* **AIM OF THE EXERCISE**
Restate each line of the listing exactly, without carrying over any pictures.

* **DATA SEGMENT**
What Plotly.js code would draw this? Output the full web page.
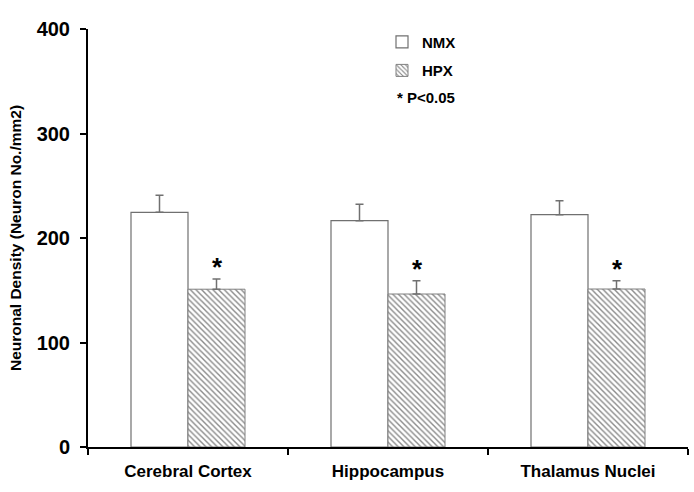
<!DOCTYPE html>
<html>
<head>
<meta charset="utf-8">
<script src="https://cdn.plot.ly/plotly-3.0.1.min.js"></script>
<style>html,body{margin:0;padding:0;background:#fff;}#chart{width:694px;height:492px;}</style>
</head>
<body>
<div id="chart"></div>
<script>
const categories = ["Cerebral Cortex", "Hippocampus", "Thalamus Nuclei"];
const nmxValues = [224.6, 216.6, 222.3];
const nmxErrors = [16.4, 15.6, 13.4];
const hpxValues = [151.0, 146.4, 151.2];
const hpxErrors = [9.8, 12.7, 8.0];
const yTicks = [0, 100, 200, 300, 400];
const sigLabel = "*";

const FONT = "Arial, 'Liberation Sans', Helvetica, sans-serif";

const traces = [
  {
    type: "bar", name: "NMX", x: categories, y: nmxValues,
    legendgroup: "a",
    marker: { color: "#ffffff", line: { color: "#707070", width: 1.2 } },
    error_y: { type: "data", symmetric: false, array: nmxErrors, arrayminus: [0,0,0], color: "#707070", thickness: 1.5, width: 4 }
  },
  {
    type: "bar", name: "HPX", x: categories, y: hpxValues,
    legendgroup: "b",
    marker: { color: "#ffffff", line: { color: "#808080", width: 1 },
      pattern: { shape: "\\", fgcolor: "#8a8a8a", bgcolor: "#ffffff", size: 4, solidity: 0.35 } },
    error_y: { type: "data", symmetric: false, array: hpxErrors, arrayminus: [0,0,0], color: "#707070", thickness: 1.5, width: 4 }
  }
];

const annotations = categories.map((c, i) => ({
  x: c, y: hpxValues[i] + hpxErrors[i], xref: "x", yref: "y",
  xshift: 29.5, yshift: -5, yanchor: "bottom", showarrow: false,
  text: sigLabel, font: { family: FONT, size: 26, color: "#000", weight: "bold" }
}));
annotations.push({
  xref: "paper", yref: "paper", x: 0.512, y: 0.837, xanchor: "left", yanchor: "middle",
  showarrow: false, text: "* P<0.05",
  font: { family: FONT, size: 15, color: "#000", weight: "bold" }
});

const layout = {
  width: 694, height: 492,
  margin: { l: 88, r: 6, t: 29, b: 45 },
  paper_bgcolor: "#fff", plot_bgcolor: "#fff",
  barmode: "group", bargap: 0.43, bargroupgap: 0,
  showlegend: true,
  legend: {
    x: 0.49, y: 1.008, xanchor: "left", yanchor: "top",
    font: { family: FONT, size: 15, color: "#000", weight: "bold" },
    traceorder: "grouped", tracegroupgap: 6, bgcolor: "rgba(0,0,0,0)",
    itemwidth: 30
  },
  xaxis: {
    type: "category", tickson: "boundaries", ticks: "outside", ticklen: 6, tickwidth: 2,
    tickcolor: "#000", showline: true, linecolor: "#000", linewidth: 2,
    showgrid: false, zeroline: false, range: [-0.5, 2.5], ticklabelstandoff: 8,
    tickfont: { family: FONT, size: 17, color: "#000", weight: "bold" }
  },
  yaxis: {
    range: [0, 400], tickvals: yTicks, ticks: "outside", ticklen: 6, tickwidth: 2,
    tickcolor: "#000", showline: true, linecolor: "#000", linewidth: 2,
    showgrid: false, zeroline: false, ticklabelstandoff: 6,
    tickfont: { family: FONT, size: 20, color: "#000", weight: "bold" },
    title: { text: "Neuronal Density (Neuron No./mm2)", standoff: 11,
      font: { family: FONT, size: 15.5, color: "#000", weight: "bold" } }
  },
  annotations: annotations
};

Plotly.newPlot("chart", traces, layout, { displayModeBar: false, staticPlot: true });
</script>
</body>
</html>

* **ANSWER FOR THIS EXERCISE**
What Plotly.js code would draw this? Output the full web page.
<!DOCTYPE html>
<html>
<head>
<meta charset="utf-8">
<script src="https://cdn.plot.ly/plotly-3.0.1.min.js"></script>
<style>html,body{margin:0;padding:0;background:#fff;}#chart{width:694px;height:492px;}</style>
</head>
<body>
<div id="chart"></div>
<script>
const categories = ["Cerebral Cortex", "Hippocampus", "Thalamus Nuclei"];
const nmxValues = [224.6, 216.6, 222.3];
const nmxErrors = [16.4, 15.6, 13.4];
const hpxValues = [151.0, 146.4, 151.2];
const hpxErrors = [9.8, 12.7, 8.0];
const yTicks = [0, 100, 200, 300, 400];
const sigLabel = "*";

const FONT = "Arial, 'Liberation Sans', Helvetica, sans-serif";

const traces = [
  {
    type: "bar", name: "NMX", x: categories, y: nmxValues,
    legendgroup: "a",
    marker: { color: "#ffffff", line: { color: "#707070", width: 1.2 } },
    error_y: { type: "data", symmetric: false, array: nmxErrors, arrayminus: [0,0,0], color: "#707070", thickness: 1.5, width: 4 }
  },
  {
    type: "bar", name: "HPX", x: categories, y: hpxValues,
    legendgroup: "b",
    marker: { color: "#ffffff", line: { color: "#808080", width: 1 },
      pattern: { shape: "\\", fgcolor: "#8a8a8a", bgcolor: "#ffffff", size: 4, solidity: 0.35 } },
    error_y: { type: "data", symmetric: false, array: hpxErrors, arrayminus: [0,0,0], color: "#707070", thickness: 1.5, width: 4 }
  }
];

const annotations = categories.map((c, i) => ({
  x: c, y: hpxValues[i] + hpxErrors[i], xref: "x", yref: "y",
  xshift: 29.5, yshift: -5, yanchor: "bottom", showarrow: false,
  text: sigLabel, font: { family: FONT, size: 26, color: "#000", weight: "bold" }
}));
annotations.push({
  xref: "paper", yref: "paper", x: 0.512, y: 0.837, xanchor: "left", yanchor: "middle",
  showarrow: false, text: "* P<0.05",
  font: { family: FONT, size: 15, color: "#000", weight: "bold" }
});

const layout = {
  width: 694, height: 492,
  margin: { l: 88, r: 6, t: 29, b: 45 },
  paper_bgcolor: "#fff", plot_bgcolor: "#fff",
  barmode: "group", bargap: 0.43, bargroupgap: 0,
  showlegend: true,
  legend: {
    x: 0.49, y: 1.008, xanchor: "left", yanchor: "top",
    font: { family: FONT, size: 15, color: "#000", weight: "bold" },
    traceorder: "grouped", tracegroupgap: 6, bgcolor: "rgba(0,0,0,0)",
    itemwidth: 30
  },
  xaxis: {
    type: "category", tickson: "boundaries", ticks: "outside", ticklen: 6, tickwidth: 2,
    tickcolor: "#000", showline: true, linecolor: "#000", linewidth: 2,
    showgrid: false, zeroline: false, range: [-0.5, 2.5], ticklabelstandoff: 8,
    tickfont: { family: FONT, size: 17, color: "#000", weight: "bold" }
  },
  yaxis: {
    range: [0, 400], tickvals: yTicks, ticks: "outside", ticklen: 6, tickwidth: 2,
    tickcolor: "#000", showline: true, linecolor: "#000", linewidth: 2,
    showgrid: false, zeroline: false, ticklabelstandoff: 6,
    tickfont: { family: FONT, size: 20, color: "#000", weight: "bold" },
    title: { text: "Neuronal Density (Neuron No./mm2)", standoff: 11,
      font: { family: FONT, size: 15.5, color: "#000", weight: "bold" } }
  },
  annotations: annotations
};

Plotly.newPlot("chart", traces, layout, { displayModeBar: false, staticPlot: true });
</script>
</body>
</html>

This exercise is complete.